For no clear reason, a major highway was closed during morning rush hour today. Police officers and vehicles blocked entrances as seen above. Other sections were merely closed with barricades and steel cables:
One entrance was even blocked by a civilian car with the trunk open:
The result was a massive pileup, adding an extra half hour to the morning commute for thousands of drivers coming from the suburbs to Beirut.
I finally found one entrance to the highway through an alley that was not blocked so I decided to have a look. Turned out, the road was totally empty, no hazards, no construction, no road works:
We drove along the road for about two kilometers until a police man appeared and again directed us off the highway. He seemed alarmed and told me to exit quickly. “Why is the road closed,” I asked. “I don’t know, we just have orders to close it,” he replied.

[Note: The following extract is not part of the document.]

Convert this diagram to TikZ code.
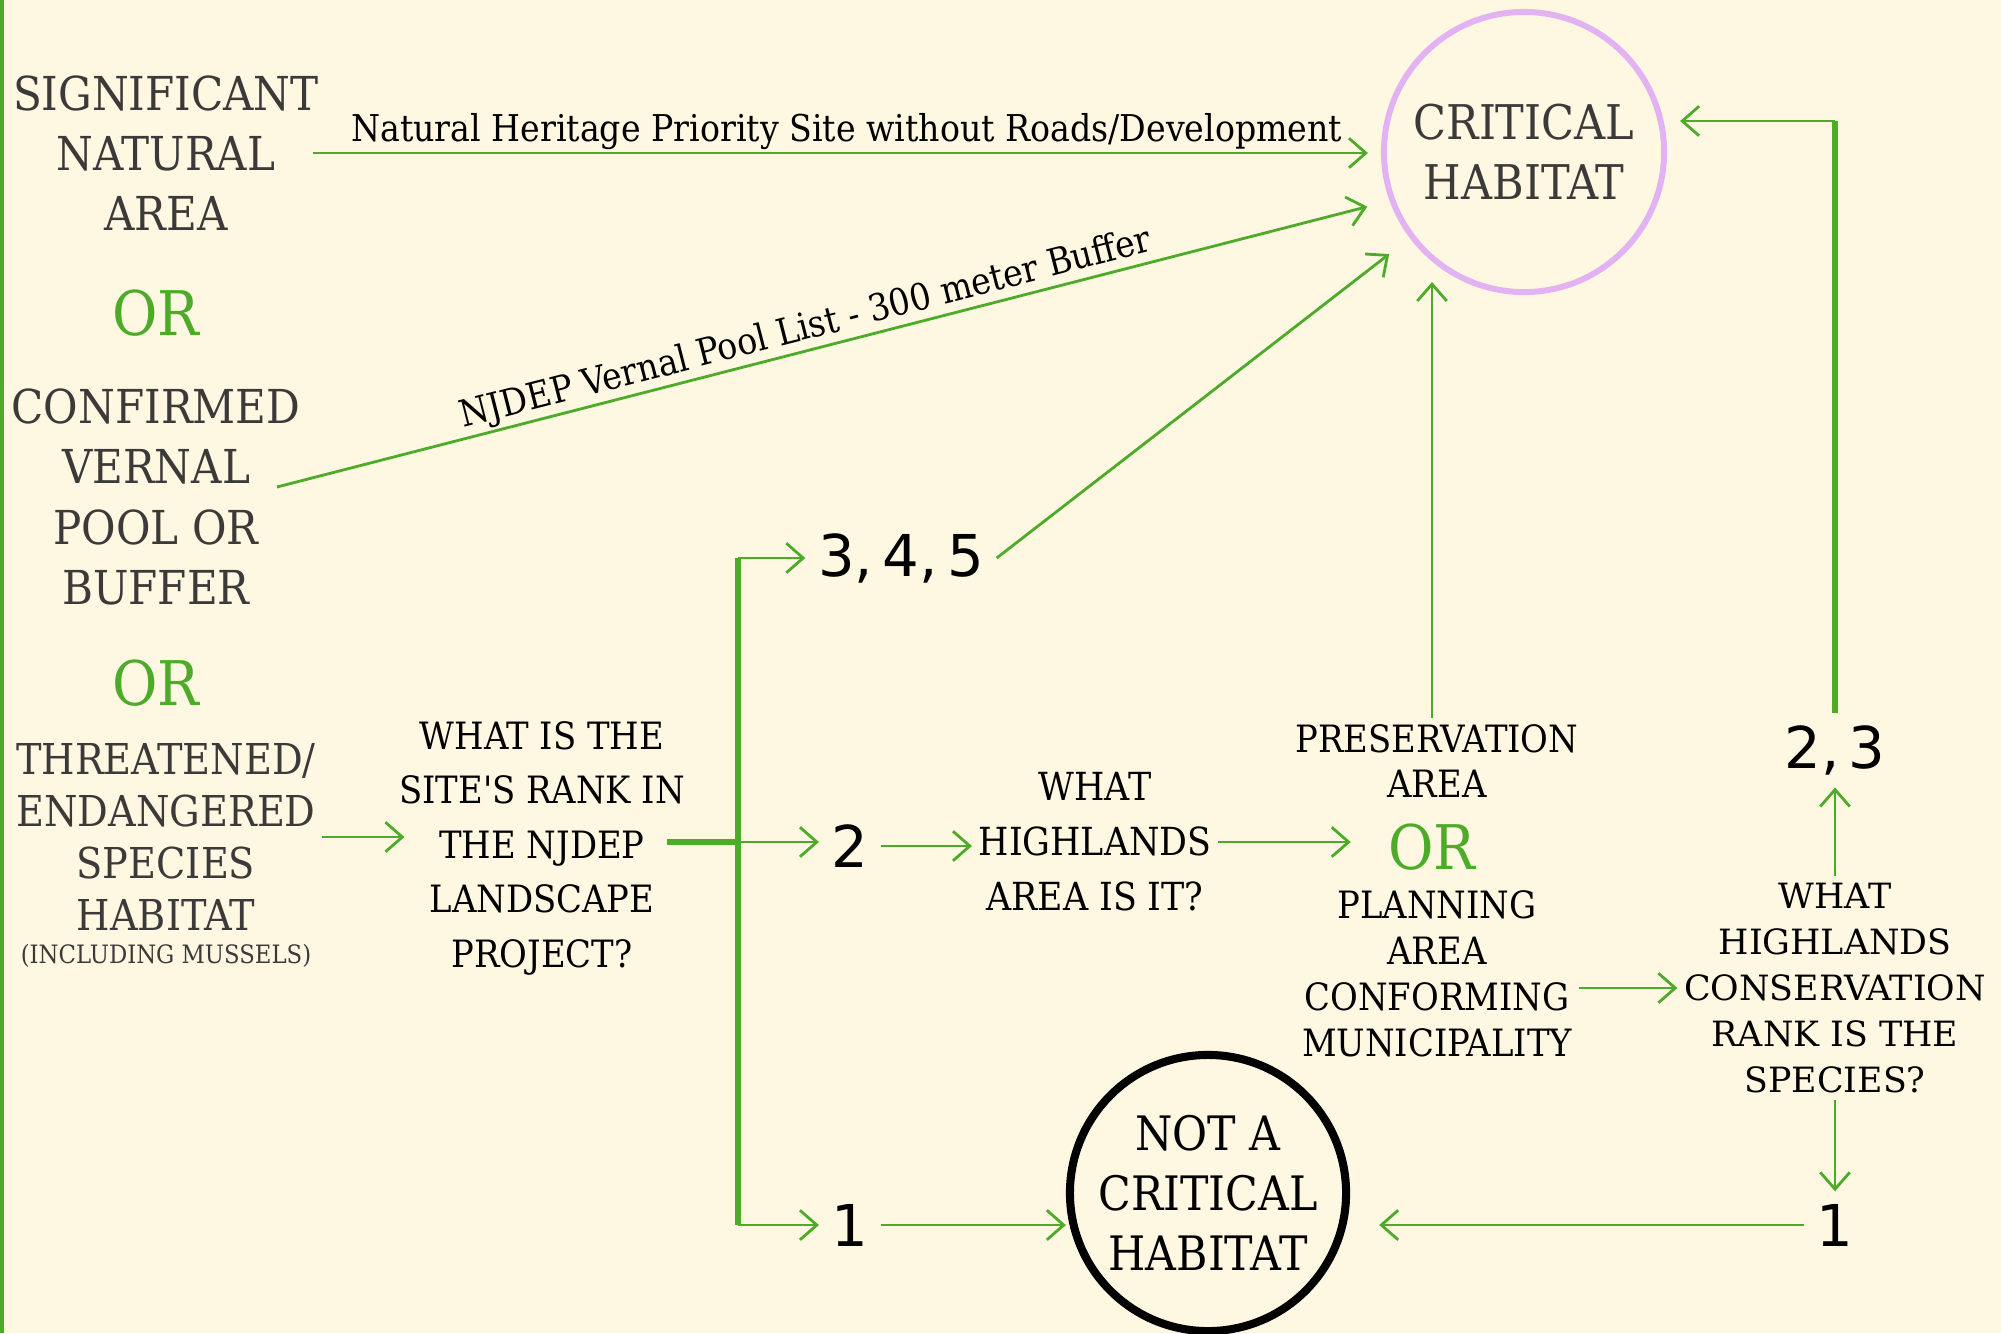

One thing is clear: there’s been a lot of security on the roads today as politicians scurry around to their respective houses to negotiate cabinet positions, or as many Lebanese say “to cut the cake” (of corruption).
Could it be that the highway was closed to allow politicians to travel quickly to expedite their business dealings without having to get stuck in the traffic that average citizens have to face on a daily basis? In fact, politicians regularly create massive traffic jams with their fleets of convoys or by blocking busy roads around their houses for “security purposes.”

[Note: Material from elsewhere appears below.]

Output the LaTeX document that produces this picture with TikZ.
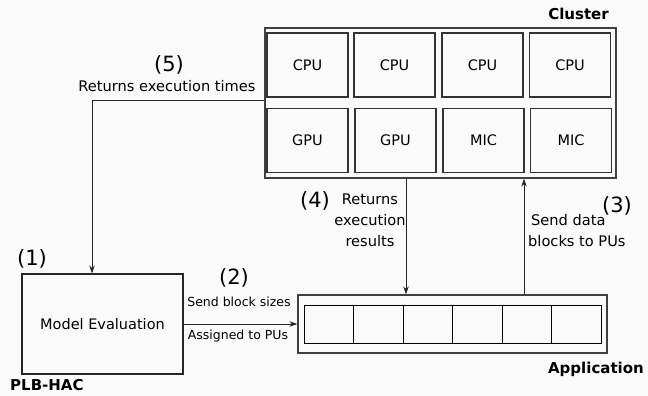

Maybe it’s time someone did some calculations to find out how many hours average Lebanese spend in traffic to make life easier for politicians. With the same politicians failing to provide Lebanese citizens with the most basic services such as water, electricity or public transportation, would their ease of movements survive a true cost-benefit analysis?
Or maybe politicians could pick up the phone sometimes or use Skype? Would any of them sacrifice face time and portfolio negotiations for the greater good?